I know, I know…I’ve now put the song in your head and you’re ready to punch me! But there is a reason for the title!
Just like the weight I’ve been holding on to for years now, I tend to hold on to everything. I hold a grudge…I hold on to sadness…you name it. That is what I consider to be my biggest flaw and what causes me the most stress.
So thus begins another journey. One to learn to LET IT GO! The start to this will be my 4 day vacation to Toronto with one of my very best friends, Heather. We are both in a similar place in our lives, so along with having an amazing few days together…it is our goal to start letting go of the things that are holding us back from what we want.

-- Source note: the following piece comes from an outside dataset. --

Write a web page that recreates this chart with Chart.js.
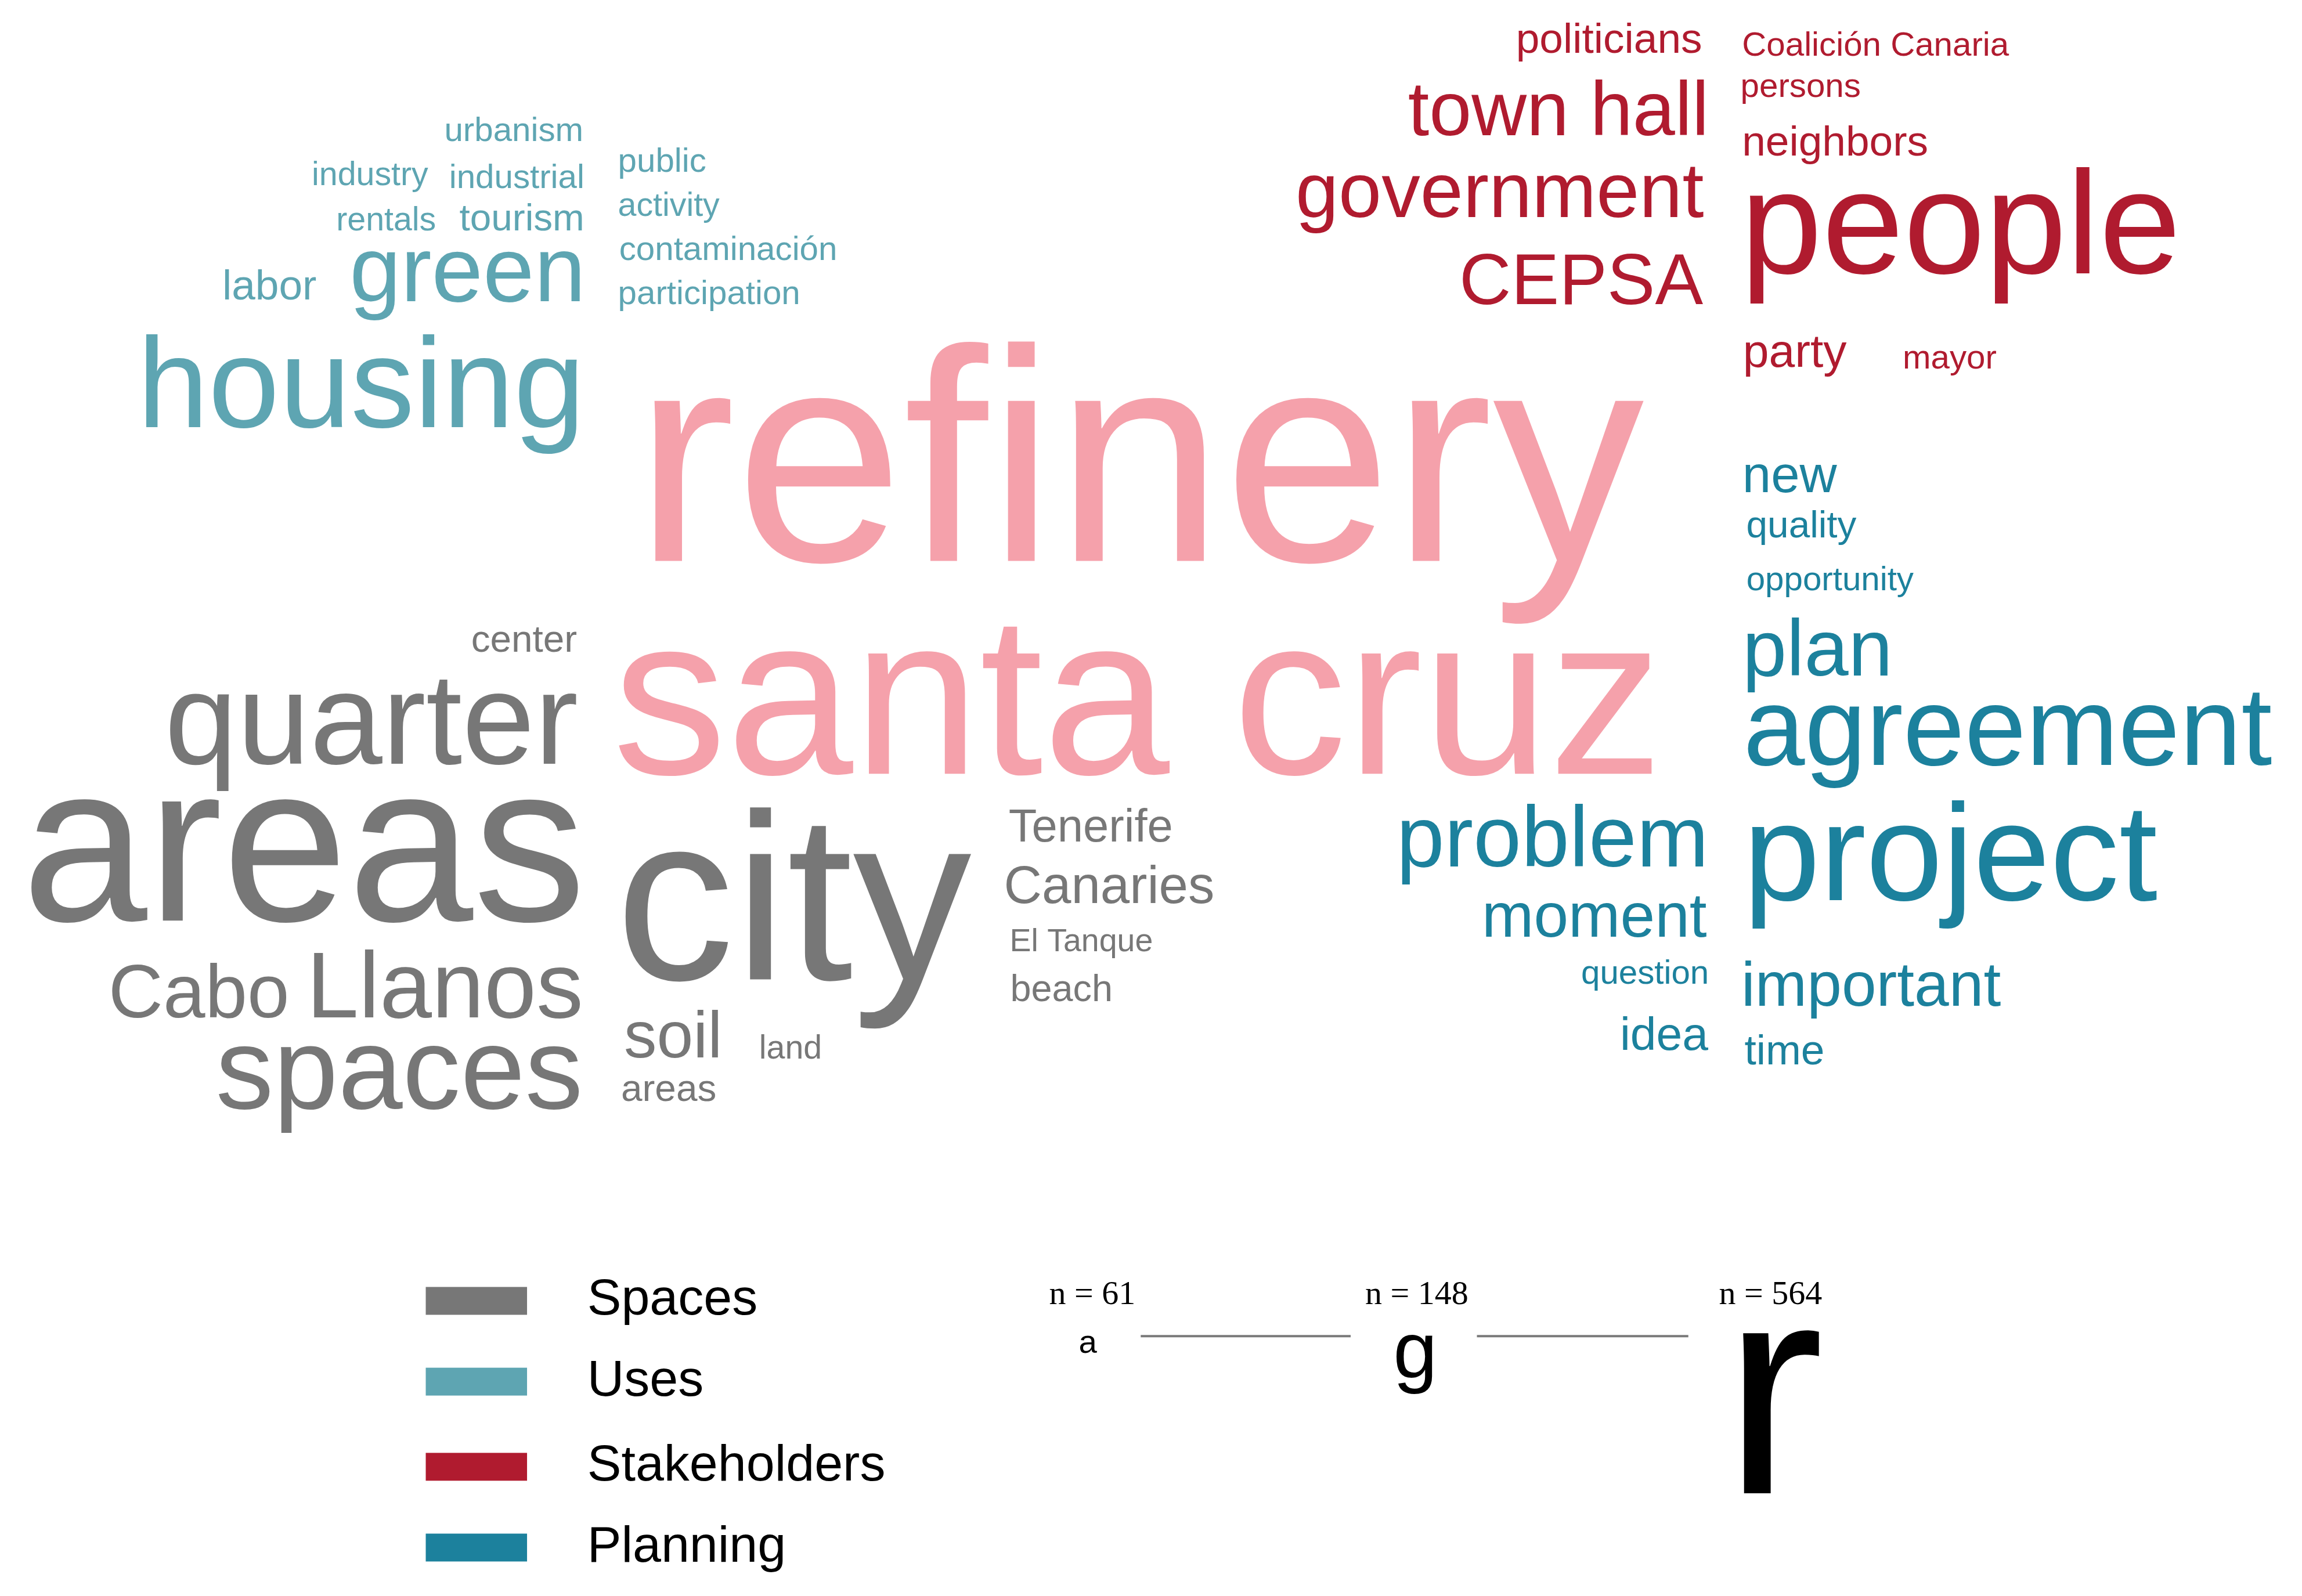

So with that in mind. It’s time to let a few other things go. First, apparently I must have screwed up my diet somewhere that I am not aware of, because I am up 4 pounds since last week. Now normally, this would upset me so much that I would just give up and say, ok…I’m fat…that’s the way it’s going to be! Obviously this diet, like every other one isn’t going to work for me. Yes…this is a conversation I’ve had with myself often! Instead of giving up, I’m going to be more careful about tracking my food and water to be sure that I’m not going off plan even a little! What makes this time different? Me! I’m different. I want to be around when my kids are older. I want to see them get married, I want to see my grandkids. Which will NOT happen if I continue on my current path with my health.
Along that same lines, I have to let go of what other people think of me. I live my life with integrity and I own everything I do. I own my mistakes and don’t try to place the blame on anyone else. Sometimes I am misunderstood. And that’s ok. Take the time to talk to me and I will explain. But choose to just walk away, and from now on, that’s on you. I’ll still be here if you choose to seek me out, but I’m not chasing people and begging them anymore.
I’m sure there is WAY more, but these are the things on my mind right now. 🙂
This is the dawn of a very new me. My trip is going to help me make HUGE strides. And I’m so excited to see the results!